Soaring food costs have spurred a boom in restaurant real estate, but analysts warn this trend may be unsustainable.
As soaring food costs make headlines, a deeper analysis reveals that it's not just the prices but also food spending that has escalated remarkably. According to a recent Wall Street Journal article, an unlikely sector is benefiting from this inflationary surge: the restaurant industry, which has become a new darling in real estate.
Traditionally viewed as risky tenants due to high failure rates, restaurants are now being approached as anchor tenants by landlords who are increasingly reliant on the foodservice sector. This shift is attributed to a combination of low unemployment, rising wages, and lifestyle changes, particularly among millennials who have increased their spending on dining out.
However, this boom may not be as promising as it appears. George Gammon suggests, in an episode of Rebel Capitalist, that the upsurge is the result of a bullwhip effect, fueled by government-induced economic distortions during 2020 and 2021. This artificial demand for dining out, while boosting restaurant leases to over 19% of all retail leases in 2022 – the highest since 2007 – raises questions about sustainability.
The data indicates that households are now allocating nearly 53% of their food budget to dining out, a striking increase from 2003. Yet, this trend may be a temporary reaction to stimuli, such as the distribution of stimulus checks, rather than a permanent shift in consumer behavior.
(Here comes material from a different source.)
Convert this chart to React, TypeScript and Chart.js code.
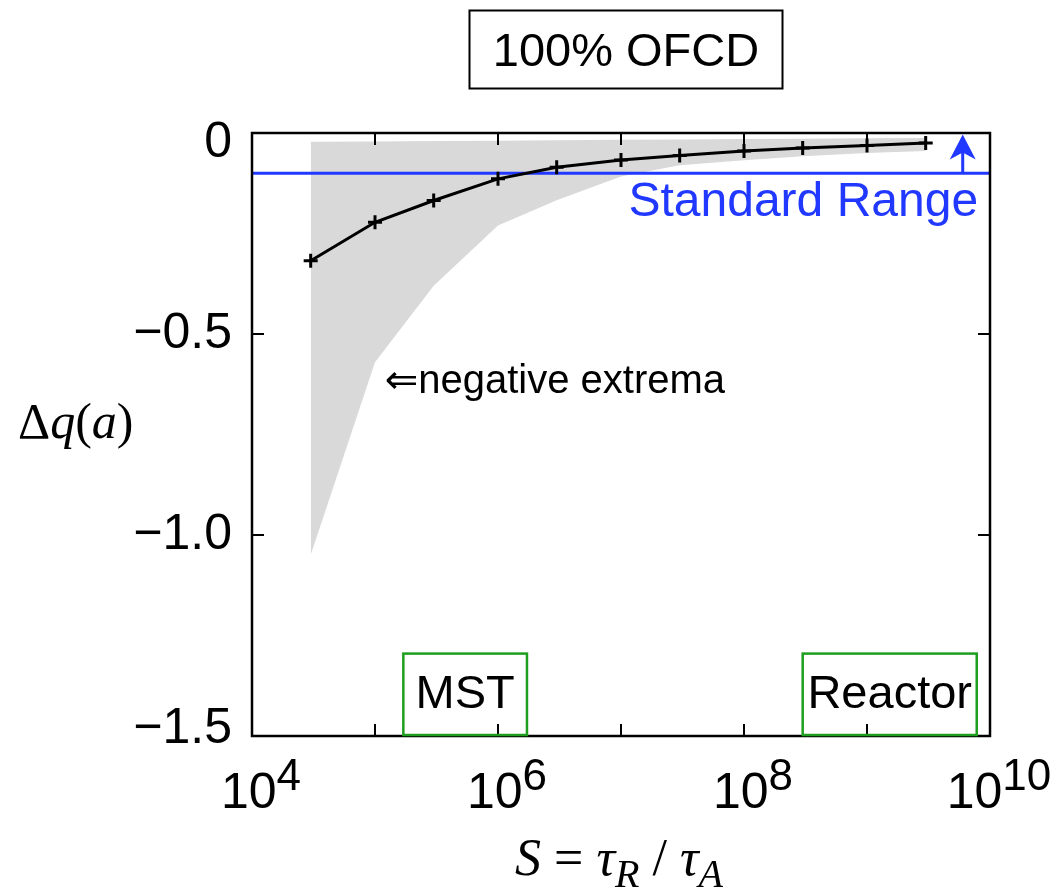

With personal anecdotes mirroring this pattern, the concern is that once the economic assistance wanes and the artificial demand recedes, the restaurant industry could face a significant downturn. If wages among the younger demographic decline or asset prices drop, the resulting decrease in spending power could lead to a domino effect impacting restaurants, landlords, and ultimately, the banking sector.
This precarious situation points to a potential correction in the future, where the temporary increase in demand, mistaken for a long-term trend, could reverse and lead to a contraction in the economy. As the industry grapples with this volatility, the implications of government policies and their effects on consumer spending and the broader economy remain a critical topic for observation.